Datasets


1. Amazon Reviews Dataset

We are using the Amazon product data available at http://jmcauley.ucsd.edu/data/amazon/ with appropriate permissions from the author. The complete dataset contains product reviews and metadata from Amazon, including 143.7 million reviews spanning May 1996 - July 2014. It includes reviews (ratings, text, helpfulness votes), product metadata (descriptions, category information, price, brand, and image features), and links (also viewed/also bought graphs).

Sample Review:

{ "reviewerID": "A2SUAM1J3GNN3B", "asin": "0000013714", "reviewerName": "J. McDonald", "helpful": [2, 3], "reviewText": "I bought this for my husband who plays the piano. He is having a wonderful time playing these old hymns. The music is at times hard to read because we think the book was published for singing from more than playing from. Great purchase though!", "overall": 5.0, "summary": "Heavenly Highway Hymns", "unixReviewTime": 1252800000, "reviewTime": "09 13, 2009" }

The dataset also has reviews aggregated by different categories. For the rest of this notebook, we will consider only the product category: Cell Phones and Accessories.

2. Yelp Dataset

We use the Yelp dataset available from http://www.yelp.com/dataset_challenge/. The complete dataset contains:

  • 1.6M reviews and 500K tips by 366K users for 61K businesses.
  • 481K business attributes, e.g., hours, parking availability, ambience.
  • Social network of 366K users for a total of 2.9M social edges.
  • Aggregated check-ins over time for each of the 61K businesses.

Sample Review:

{ 'type': 'review', 'business_id': (the identifier of the reviewed business), 'user_id': (the identifier of the authoring user), 'stars': (star rating, integer 1-5), 'text': (review text), 'date': (date, formatted like '2011-04-19'), 'votes': { 'useful': (count of useful votes), 'funny': (count of funny votes), 'cool': (count of cool votes) } }

Note that Yelp only provides the count of useful / funny / cool votes, and not a helpfulness score such as Amazon (2/3 users found this useful.)

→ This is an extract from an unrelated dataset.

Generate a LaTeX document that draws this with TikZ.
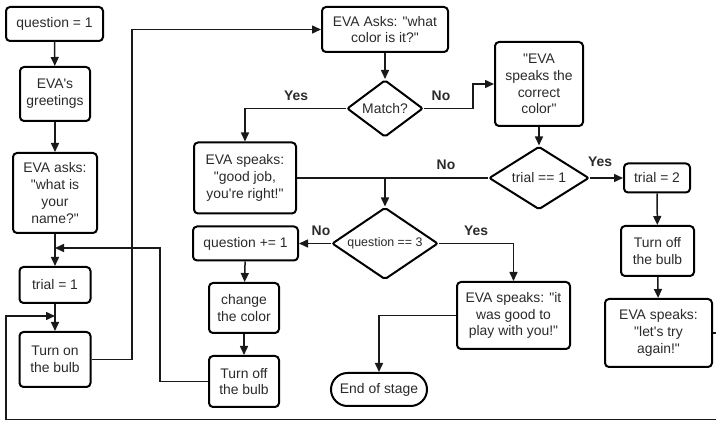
\documentclass[tikz,border=0pt]{standalone}
\usepackage{fontspec}
\setmainfont{Liberation Sans}[Ligatures=TeXOff]
\usetikzlibrary{arrows.meta,shapes.geometric,shapes.misc}
\definecolor{txt}{HTML}{2A2A2A}
\begin{document}
\begin{tikzpicture}[x=1pt,y=-1pt,
  every node/.style={text=txt,font=\fontsize{13.9}{16.7}\selectfont},
  box/.style={draw=black,line width=2pt,rounded corners=4pt,align=center,inner sep=0pt},
  dia/.style={draw=black,line width=2pt,diamond,inner sep=0pt,rounded corners=2pt},
  term/.style={draw=black,line width=2pt,rounded rectangle,inner sep=0pt},
  conn/.style={draw=black!90,line width=1.5pt,-{Triangle[length=9pt,width=8pt]}},
  plain/.style={draw=black!90,line width=1.5pt},
  lbl/.style={font=\fontsize{13.9}{16.7}\selectfont\bfseries}]
\useasboundingbox (0,0) rectangle (716,422);
\clip (0,0) rectangle (716,422);
% nodes
\node[box,minimum width=97pt,minimum height=34pt] (q1) at (54.5,24) {question = 1};
\node[box,minimum width=70pt,minimum height=54pt] (greet) at (55,94) {EVA's\\greetings};
\node[box,minimum width=84pt,minimum height=80pt] (askname) at (55,193) {EVA asks:\\"what is\\your\\name?"};
\node[box,minimum width=71pt,minimum height=36pt] (trial1) at (55,285) {trial = 1};
\node[box,minimum width=71pt,minimum height=55pt] (bulbon) at (55,359.5) {Turn on\\the bulb};
\node[box,minimum width=126pt,minimum height=45pt] (askcolor) at (385,29.5) {EVA Asks: "what\\color is it?"};
\node[dia,minimum width=76pt,minimum height=57pt] (match) at (385,108.5) {\makebox[0pt]{Match?}};
\node[box,minimum width=88pt,minimum height=84pt] (correct) at (539,84) {"EVA\\speaks the\\correct\\color"};
\node[dia,minimum width=100pt,minimum height=63pt] (trialq) at (539,178) {\makebox[0pt]{trial == 1}};
\node[box,minimum width=102pt,minimum height=71pt] (goodjob) at (245,178) {EVA speaks:\\"good job,\\you're right!"};
\node[dia,minimum width=106pt,minimum height=72pt] (q3) at (385,243.5) {\makebox[0pt]{\fontsize{12.4}{14}\selectfont question == 3}};
\node[box,minimum width=105pt,minimum height=34pt] (qplus) at (245.5,243.5) {question += 1};
\node[box,minimum width=70pt,minimum height=50pt] (change) at (244,308) {change\\the color};
\node[box,minimum width=70pt,minimum height=51pt] (bulboff1) at (244,381.5) {Turn off\\the bulb};
\node[box,minimum width=113pt,minimum height=67pt] (goodplay) at (513.5,315.5) {EVA speaks: "it\\was good to\\play with you!"};
\node[term,minimum width=96pt,minimum height=33pt] (end) at (379,389.5) {End of stage};
\node[box,minimum width=66pt,minimum height=29pt] (trial2) at (657,178) {trial = 2};
\node[box,minimum width=73pt,minimum height=50pt] (bulboff2) at (657.5,251) {Turn off\\the bulb};
\node[box,minimum width=107pt,minimum height=68pt] (tryagain) at (658.5,333) {EVA speaks:\\"let's try\\again!"};
% junction coordinates
\coordinate (mA) at (55,248);
\coordinate (mB) at (55,316);
\coordinate (j1) at (385,178);
% connectors
\draw[conn] (q1) -- (greet);
\draw[conn] (greet) -- (askname);
\draw[conn] (askname) -- (trial1);
\draw[conn] (trial1) -- (bulbon);
\draw[conn] (bulboff1.west) -- (160,381.5) |- (mA);
\draw[conn] (bulbon.east) -- (132,359.5) |- (askcolor.west);
\draw[conn] (askcolor) -- (match);
\draw[conn] (match.west) -| (goodjob.north);
\draw[conn] (match.east) -- (473,108.5) |- (correct.west);
\draw[conn] (correct) -- (trialq);
\draw[plain] (goodjob.east) -- (trialq.west);
\draw[conn] (j1) -- (q3.north);
\draw[conn] (trialq.east) -- (trial2.west);
\draw[conn] (trial2) -- (bulboff2);
\draw[conn] (bulboff2) -- (tryagain);
\draw[conn] (q3.west) -- (qplus.east);
\draw[conn] (q3.east) -| (goodplay.north);
\draw[conn] (qplus) -- (change);
\draw[conn] (change) -- (bulboff1);
\draw[conn] (goodplay.west) -| (end.north);
\draw[conn] (tryagain.east) -- (722,333) -- (722,419.5) -- (6,419.5) |- (mB);
% labels
\node[lbl] at (296,96) {Yes};
\node[lbl] at (441,96) {No};
\node[lbl] at (446,165) {No};
\node[lbl] at (600,162) {Yes};
\node[lbl] at (321,231) {No};
\node[lbl] at (476,231) {Yes};
\end{tikzpicture}
\end{document}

Statistics for the Amazon Dataset


Category: Cell Phone and Accessories

Total Number of Reviews:


In [1]:
!sed -n '$=' reviews_Cell_Phones_and_Accessories.json.gz2


3447275

In [2]:
import pandas as pd
import ast, gzip
import simplejson as json

In [3]:
def parse(path):
    count = 0
    with gzip.open(path, 'r') as f:
        for l in f:
            rev = ast.literal_eval(l.strip())
            year = int(rev['reviewTime'].split(',')[-1].strip())
            if year == 2013:
                count += 1
    return count

path = '/home/ankesh/masters-thesis/data/reviews_Cell_Phones_and_Accessories.json.gz'
count = parse(path)

In [4]:
print count


1446114